Christofle et Baccarat, les deux maisons aux noms indissociables des arts de la table à la française dont l’origine remonte respectivement à 1830 et 1764, ont fait leur apparition sur le marché libanais en 1880, via le négociant Lutfallah Manasseh qui en a rapporté la représentation exclusive et les a exposées dans la boutique du Gant Rouge. Quelque 130 ans plus tard, la société Manasseh (créée en 1935) ouvre une nouvelle boutique de 355 mètres carrés au centre-ville, rue Omar Daouk ; elle y expose les œuvres de Christofle (orfèvrerie), Baccarat (cristal), Bernardaud (porcelaine) et Gien (faïence).

Pour Christofle et Baccarat, le Liban est un marché qui va au-delà de la taille de sa population et de son chiffre d’affaires, en raison du rayonnement de sa diaspora et de sa « tradition de la table, des réceptions, des cadeaux et de listes de mariage, qui nous aident dans notre métier », confie au Commerce du Levant Yves Bouchetard, directeur commercial de Baccarat. « Paradoxalement, s’amuse Thierry Oriez, PDG de Christofle, le Liban est un marché rassurant, car c’est un pays qui a prouvé sa capacité à se reconstruire après des périodes d’instabilité ou de crise. »
La nouvelle boutique du centre-ville, qui viendra s’ajouter aux boutiques d’Achrafié et de Kaslik, a pour but principal d’attirer une nouvelle clientèle, plus touristique et arabe. « Nous nous attendons à avoir 5 à 10 % de la clientèle d’Achrafié qui s’y reporte, et que le reste soit de la clientèle additionnelle », concède Yves Bouchetard. « La nouvelle boutique nous amène plus de visibilité et plus de modernité », commente Oriez.
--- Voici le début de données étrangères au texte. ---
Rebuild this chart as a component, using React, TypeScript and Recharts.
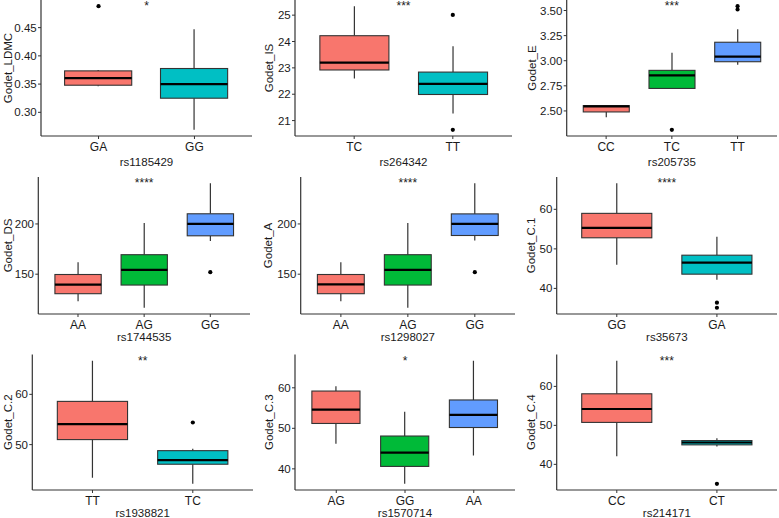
import React from "react";
import { ComposedChart, Bar, Scatter, XAxis, YAxis, ReferenceDot } from "recharts";

// box stats per genotype: [lower whisker, Q1, median, Q3, upper whisker]
// outliers: [genotype index, value]

const ldmcGenotypes = ["GA", "GG"];
const ldmcBoxes = [
	[0.346, 0.348, 0.3605, 0.3734, 0.375],
	[0.269, 0.325, 0.35, 0.3776, 0.447],
];
const ldmcOutliers = [[0, 0.488]];
const ldmcTicks = [0.3, 0.35, 0.4, 0.45];

const isGenotypes = ["TC", "TT"];
const isBoxes = [
	[22.6, 22.92, 23.2, 24.22, 25.34],
	[21.27, 21.99, 22.39, 22.84, 23.82],
];
const isOutliers = [
	[1, 25.01],
	[1, 20.65],
];
const isTicks = [21, 22, 23, 24, 25];

const eGenotypes = ["CC", "TC", "TT"];
const eBoxes = [
	[2.437, 2.49, 2.545, 2.553, 2.553],
	[2.724, 2.724, 2.855, 2.904, 3.079],
	[2.96, 2.99, 3.04, 3.184, 3.314],
];
const eOutliers = [
	[1, 2.312],
	[2, 3.543],
	[2, 3.51],
];
const eTicks = [2.5, 2.75, 3.0, 3.25, 3.5];

const dsGenotypes = ["AA", "AG", "GG"];
const dsBoxes = [
	[123.2, 130.6, 139.6, 149.7, 161.8],
	[116.6, 139.2, 154.3, 169.4, 201],
	[183.1, 188.2, 200, 210.1, 240.5],
];
const dsOutliers = [[2, 152]];
const dsTicks = [150, 200];

const aGenotypes = ["AA", "AG", "GG"];
const aBoxes = [
	[123.2, 130.6, 139.9, 149.7, 161.8],
	[116.6, 139.2, 154.3, 169.4, 201],
	[183.4, 188.5, 200, 210, 240.5],
];
const aOutliers = [[2, 152]];
const aTicks = [150, 200];

const c1Genotypes = ["GG", "GA"];
const c1Boxes = [
	[46.0, 52.8, 55.3, 58.98, 66.6],
	[42.2, 43.6, 46.5, 48.4, 53.05],
];
const c1Outliers = [
	[1, 36.4],
	[1, 35.1],
];
const c1Ticks = [40, 50, 60];

const c2Genotypes = ["TT", "TC"];
const c2Boxes = [
	[43.4, 51.0, 54.07, 58.6, 66.7],
	[42.2, 46.1, 46.9, 48.8, 49.2],
];
const c2Outliers = [[1, 54.4]];
const c2Ticks = [50, 60];

const c3Genotypes = ["AG", "GG", "AA"];
const c3Boxes = [
	[46.2, 51.2, 54.6, 59.2, 60.4],
	[36.3, 40.6, 44.0, 48.1, 54.07],
	[43.3, 50.2, 53.3, 57.0, 66.7],
];
const c3Outliers: number[][] = [];
const c3Ticks = [40, 50, 60];

const c4Genotypes = ["CC", "CT"];
const c4Boxes = [
	[42.1, 50.76, 54.2, 58.1, 66.6],
	[44.6, 45.0, 45.6, 46.1, 46.7],
];
const c4Outliers = [[1, 35.0]];
const c4Ticks = [40, 50, 60];

const panels = [
	{ trait: "Godet_LDMC", snp: "rs1185429", genotypes: ldmcGenotypes, boxes: ldmcBoxes, outliers: ldmcOutliers, yTicks: ldmcTicks, digits: 2, stars: "*" },
	{ trait: "Godet_IS", snp: "rs264342", genotypes: isGenotypes, boxes: isBoxes, outliers: isOutliers, yTicks: isTicks, digits: 0, stars: "***" },
	{ trait: "Godet_E", snp: "rs205735", genotypes: eGenotypes, boxes: eBoxes, outliers: eOutliers, yTicks: eTicks, digits: 2, stars: "***" },
	{ trait: "Godet_DS", snp: "rs1744535", genotypes: dsGenotypes, boxes: dsBoxes, outliers: dsOutliers, yTicks: dsTicks, digits: 0, stars: "****" },
	{ trait: "Godet_A", snp: "rs1298027", genotypes: aGenotypes, boxes: aBoxes, outliers: aOutliers, yTicks: aTicks, digits: 0, stars: "****" },
	{ trait: "Godet_C.1", snp: "rs35673", genotypes: c1Genotypes, boxes: c1Boxes, outliers: c1Outliers, yTicks: c1Ticks, digits: 0, stars: "****" },
	{ trait: "Godet_C.2", snp: "rs1938821", genotypes: c2Genotypes, boxes: c2Boxes, outliers: c2Outliers, yTicks: c2Ticks, digits: 0, stars: "**" },
	{ trait: "Godet_C.3", snp: "rs1570714", genotypes: c3Genotypes, boxes: c3Boxes, outliers: c3Outliers, yTicks: c3Ticks, digits: 0, stars: "*" },
	{ trait: "Godet_C.4", snp: "rs214171", genotypes: c4Genotypes, boxes: c4Boxes, outliers: c4Outliers, yTicks: c4Ticks, digits: 0, stars: "***" },
];

const TWO_FILLS = ["#F8766D", "#00BFC4"];
const THREE_FILLS = ["#F8766D", "#00BA38", "#619CFF"];

// grid geometry: rows share vertical layout, each panel has its own horizontal one
// titleX is the y-title centre, measured from the panel's left edge
const ROWS = [
	{ top: 0, plotTop: 0, plotBottom: 136, axisH: 30 },
	{ top: 170, plotTop: 177, plotBottom: 314, axisH: 27 },
	{ top: 345, plotTop: 354.5, plotBottom: 490, axisH: 27 },
];
const FRAMES = [
	{ x: 0, plotLeft: 41, plotRight: 252, titleX: 7.5 },
	{ x: 260, plotLeft: 295, plotRight: 512, titleX: 8.5 },
	{ x: 520, plotLeft: 566.7, plotRight: 777, titleX: 11.5 },
	{ x: 0, plotLeft: 38.3, plotRight: 250, titleX: 7.5 },
	{ x: 260, plotLeft: 300.7, plotRight: 515, titleX: 8.3 },
	{ x: 520, plotLeft: 556.7, plotRight: 777, titleX: 11 },
	{ x: 0, plotLeft: 32.3, plotRight: 253, titleX: 7.5 },
	{ x: 260, plotLeft: 295, plotRight: 515, titleX: 8.7 },
	{ x: 520, plotLeft: 556.7, plotRight: 777, titleX: 11 },
];

const INK = "#1a1a1a";
const LINE = "#333333";

// whiskers, box and median, drawn inside the bar spanning [lower, upper] whisker
const BoxShape = (props: any) => {
	const { x, y, width, height, payload } = props;
	const [lo, q1, med, q3, hi] = payload.stats;
	const top = Math.min(y, y + height);
	const bottom = Math.max(y, y + height);
	const py = (v: number) => (hi === lo ? top : top + ((hi - v) / (hi - lo)) * (bottom - top));
	const cx = x + width / 2;
	return (
		<g>
			<line x1={cx} x2={cx} y1={py(hi)} y2={py(q3)} stroke={LINE} strokeWidth={1.2} />
			<line x1={cx} x2={cx} y1={py(q1)} y2={py(lo)} stroke={LINE} strokeWidth={1.2} />
			<rect x={x} y={py(q3)} width={width} height={py(q1) - py(q3)} fill={payload.color} stroke={LINE} strokeWidth={1.1} />
			<line x1={x} x2={x + width} y1={py(med)} y2={py(med)} stroke="#000" strokeWidth={2.2} />
		</g>
	);
};

const OutlierDot = (props: any) => <circle cx={props.cx} cy={props.cy} r={2.1} fill="#000" />;

function GenotypePanel({ panel, frame, row }: { panel: any; frame: any; row: any }) {
	const n = panel.genotypes.length;
	const palette = n === 3 ? THREE_FILLS : TWO_FILLS;
	const values = panel.boxes.flat().concat(panel.outliers.map((o: number[]) => o[1]));
	const vMin = Math.min(...values);
	const vMax = Math.max(...values);
	const pad = (vMax - vMin) * 0.05;

	const rows = panel.boxes.map((s: number[], i: number) => ({
		x: i + 1,
		range: [s[0], s[4]],
		stats: s,
		color: palette[i],
	}));
	const points = panel.outliers.map(([i, v]: number[]) => ({ x: i + 1, y: v }));

	const plotW = frame.plotRight - frame.plotLeft;
	const barSize = (0.7 * plotW) / (n + 0.2);
	const marginTop = row.plotTop - row.top;
	const width = frame.plotRight - frame.x + 4;
	const height = marginTop + (row.plotBottom - row.plotTop) + row.axisH + 4;
	const xTicks = panel.genotypes.map((_: string, i: number) => i + 1);

	return (
		<div style={{ position: "absolute", left: frame.x, top: row.top }}>
			<ComposedChart width={width} height={height} data={rows} margin={{ top: marginTop, right: 4, bottom: 4, left: 0 }}>
				<XAxis
					dataKey="x"
					type="number"
					domain={[0.4, n + 0.6]}
					ticks={xTicks}
					interval={0}
					allowDataOverflow
					tickFormatter={(v: number) => panel.genotypes[v - 1]}
					height={row.axisH}
					tickSize={3}
					tickMargin={3}
					axisLine={{ stroke: LINE, strokeWidth: 1.2 }}
					tickLine={{ stroke: LINE }}
					tick={{ fontSize: 12, fill: INK }}
					label={{ value: panel.snp, position: "insideBottom", offset: 0, fontSize: 11.5, fill: INK }}
				/>
				<YAxis
					type="number"
					domain={[vMin - pad, vMax + pad]}
					ticks={panel.yTicks}
					allowDataOverflow
					interval={0}
					tickFormatter={(v: number) => v.toFixed(panel.digits)}
					width={frame.plotLeft - frame.x}
					tickSize={3}
					tickMargin={1.3}
					axisLine={{ stroke: LINE, strokeWidth: 1.2 }}
					tickLine={{ stroke: LINE }}
					tick={{ fontSize: 11.5, fill: INK }}
					label={{
						value: panel.trait,
						angle: -90,
						position: "insideLeft",
						offset: frame.titleX,
						fontSize: 11.5,
						fill: INK,
						style: { textAnchor: "middle" },
					}}
				/>
				<Bar dataKey="range" barSize={barSize} shape={<BoxShape />} isAnimationActive={false} />
				<Scatter data={points} dataKey="y" shape={<OutlierDot />} isAnimationActive={false} />
				<ReferenceDot
					x={(n + 1) / 2}
					y={vMax}
					r={0}
					fill="none"
					stroke="none"
					label={{ value: panel.stars, position: "center", fontSize: 12, fill: INK }}
				/>
			</ComposedChart>
		</div>
	);
}

export default function App() {
	return (
		<div
			style={{
				position: "absolute",
				left: 0,
				top: 0,
				width: 779,
				height: 518,
				overflow: "hidden",
				background: "#fff",
				fontFamily: "'Liberation Sans', Arial, sans-serif",
			}}
		>
			{panels.map((p, i) => (
				<GenotypePanel key={p.snp} panel={p} frame={FRAMES[i]} row={ROWS[Math.floor(i / 3)]} />
			))}
		</div>
	);
}
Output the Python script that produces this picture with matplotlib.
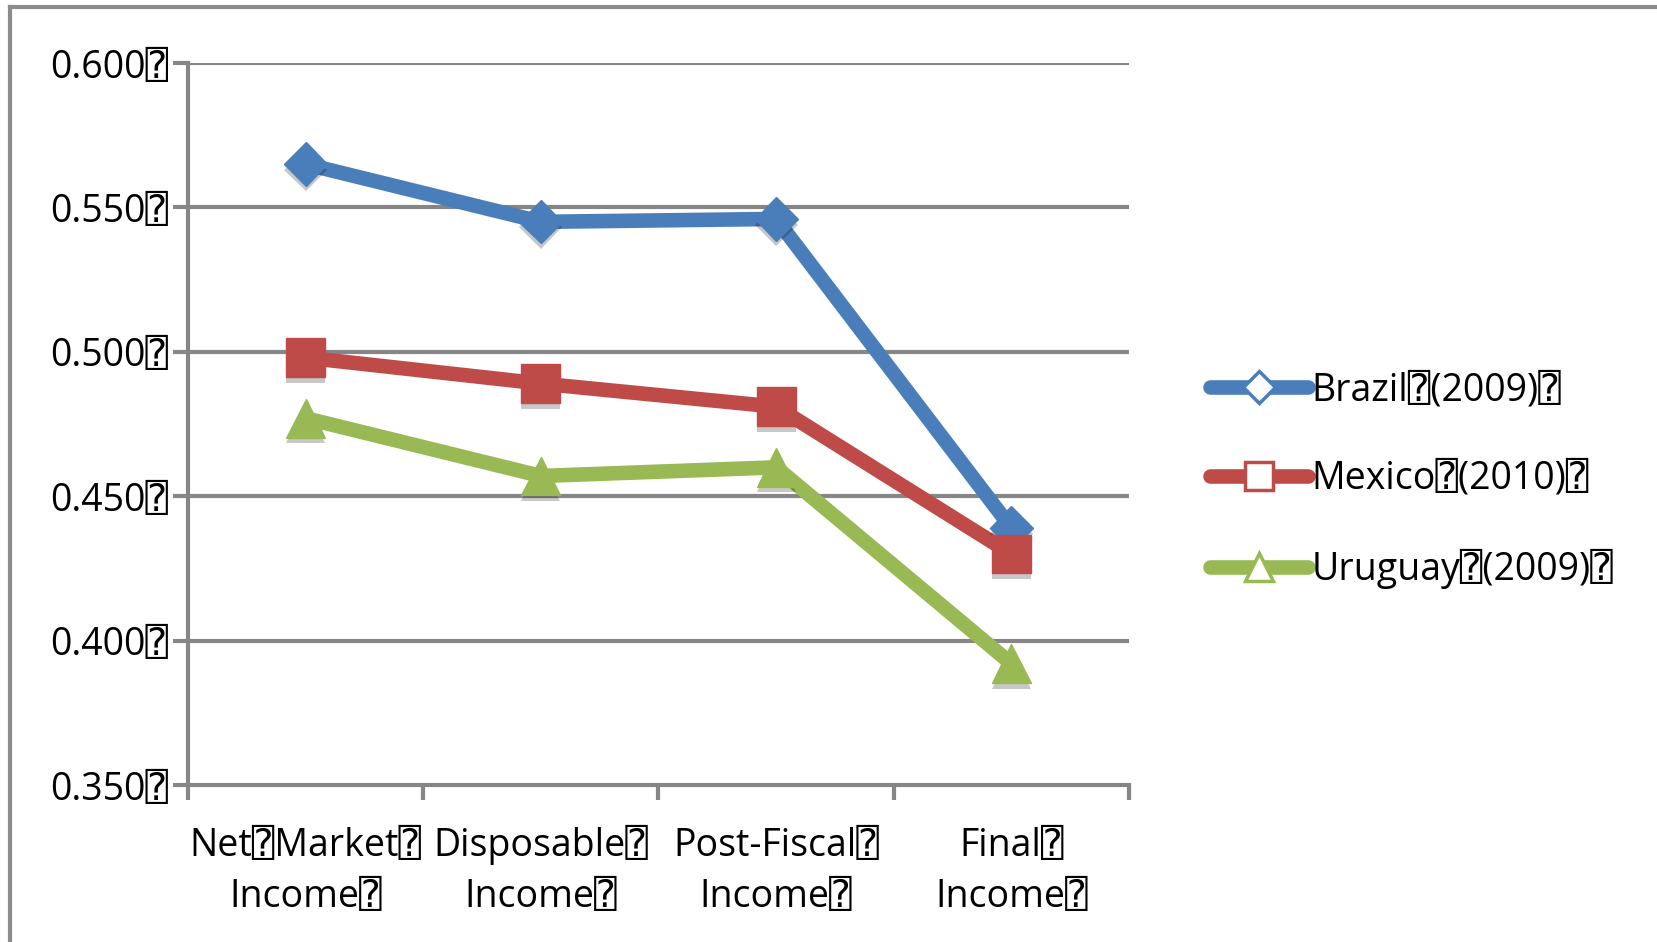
import matplotlib
matplotlib.use("Agg")
import matplotlib.pyplot as plt
import matplotlib.patheffects as pe
import matplotlib.transforms as mtransforms
from matplotlib.lines import Line2D

BOX = "\u2370"

categories = [f"Net{BOX}Market{BOX}\nIncome{BOX}", f"Disposable{BOX}\nIncome{BOX}",
              f"Post-Fiscal{BOX}\nIncome{BOX}", f"Final{BOX}\nIncome{BOX}"]
brazil = [0.565, 0.545, 0.546, 0.439]
mexico = [0.498, 0.489, 0.481, 0.430]
uruguay = [0.477, 0.457, 0.460, 0.392]
series_names = [f"Brazil{BOX}(2009){BOX}", f"Mexico{BOX}(2010){BOX}", f"Uruguay{BOX}(2009){BOX}"]
yticks = [0.350, 0.400, 0.450, 0.500, 0.550, 0.600]

FONT = ["Open Sans", "DejaVu Sans Mono", "DejaVu Sans"]
plt.rcParams["font.family"] = FONT
FS = 27
LW = 10.5

W, H = 1657, 942
fig = plt.figure(figsize=(W / 100, H / 100), dpi=100)
ax = fig.add_axes([188 / W, 157 / H, (1129 - 188) / W, (879 - 157) / H])

grid_c = "#868686"
colors = ["#4a7ebb", "#be4b48", "#98b954"]
markers = ["D", "s", "^"]
msizes = [22, 28, 28]

xs = [i + 0.5 for i in range(len(categories))]
shadow = [pe.SimplePatchShadow(offset=(0, -4), shadow_rgbFace="#000000", alpha=0.22), pe.Normal()]
for vals, c, m, ms in zip([brazil, mexico, uruguay], colors, markers, msizes):
    ax.plot(xs, vals, color=c, lw=LW, solid_capstyle="round", zorder=3)
    ax.plot(xs, vals, ls="none", marker=m, ms=ms, color=c, mec=c, zorder=4,
            path_effects=shadow)

ax.set_xlim(0, 4)
ax.set_ylim(0.350, 0.600)
ax.set_yticks(yticks)
ax.set_yticklabels([f"{v:.3f}{BOX}" for v in yticks], fontsize=FS)
ax.set_xticks(range(5))
ax.set_xticklabels([])
ax.tick_params(axis="x", which="major", length=11, width=3, color=grid_c, direction="out")
ax.tick_params(axis="y", length=11, width=3, color=grid_c, pad=3)

# category labels, two lines each, placed by baseline below the axis
lab_tr = mtransforms.offset_copy(ax.get_xaxis_transform(), fig=fig, y=-122, units="dots")
for x, lab in zip(xs, categories):
    ax.text(x, 0, lab, transform=lab_tr, ha="center", va="baseline", fontsize=FS,
            linespacing=1.46, multialignment="center", clip_on=False)

for y in yticks[1:]:
    ax.axhline(y, color=grid_c, lw=3, zorder=1)
for side in ["top", "right"]:
    ax.spines[side].set_visible(False)
for side in ["left", "bottom"]:
    ax.spines[side].set_color(grid_c)
    ax.spines[side].set_linewidth(3)

handles = [Line2D([0], [0], color=c, lw=LW, solid_capstyle="round", marker=m, ms=ms * 0.72,
                  mfc="white", mec=c, mew=2.5) for c, m, ms in zip(colors, markers, msizes)]
fig.legend(handles, series_names, loc="center left", bbox_to_anchor=(1210 / W, 1 - 480 / H),
           frameon=False, fontsize=FS, handlelength=2.6, handletextpad=0.1, labelspacing=1.35,
           borderaxespad=0, borderpad=0)

# outer chart frame (top and left edges)
fig.add_artist(Line2D([10 / W, 1], [1 - 7 / H, 1 - 7 / H], color="#8c8c8c", lw=3,
                      transform=fig.transFigure))
fig.add_artist(Line2D([10 / W, 10 / W], [0, 1 - 7 / H], color="#8c8c8c", lw=3,
                      transform=fig.transFigure))

fig.savefig("out.png", dpi=100)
Les deux maisons suivent depuis quelques années une stratégie de diversification de leurs produits, afin d’enrayer le déclin mondial du marché des arts de la table, qui représentent toujours le gros de leur chiffre d’affaires : accessoires, bijoux, objets de décoration… « L’offre de la nouvelle boutique est très orientée cadeaux », commente Thierry Oriez. Chez Baccarat, ce sont les luminaires qui tirent la croissance depuis deux-trois ans, y compris au Liban. « Il y a une demande croissante pour des luminaires design et contemporain », note Yves Bouchetard.
Les deux maisons ont en commun de produire leurs œuvres quasi exclusivement en France : Christofle a recentré toutes ses activités de production en Normandie il y a trois ans ; Baccarat produit tout son cristal dans le village du même nom, situé en Lorraine. Christofle et Baccarat ont également été ensemble les premières sociétés à signer avec le groupe Chalhoub en 1955 pour leur représentation au Moyen-Orient. D’ailleurs, ce sont les Émirats arabes unis qui représentent leur plus grand marché sur la région. « Nous travaillons actuellement sur un projet de showroom de luminaires à Dubaï », commente Yves Bouchetard. Traditionnellement, la région représente environ 7 % du chiffre d’affaires de Christofle, qui y prévoit une croissance, quoique ralentie, cette année. Baccarat, quant à elle, mise sur un marché stable. « Les commandes spéciales des palais ont beaucoup diminué cette année », explique Bouchetard.
Baccarat est une société cotée en Bourse, dont l’actionnaire principal, la Société du Louvre, est une filiale du groupe américain Starwood Capital (détenteur entre autres des hôtels Crillon et Concorde à Paris). Christofle est une maison privée, qui ne communique ni sur ses chiffres ni sur son actionnariat. Le chiffre d’affaires de Baccarat est de 95,6 millions d’euros à fin septembre 2011, en progression de 12,5 % par rapport à la même période l’année précédente. Le résultat net consolidé s’élève à 0,9 million d’euros sur le premier semestre 2011, contre une perte de 0,6 million d’euros l’an dernier.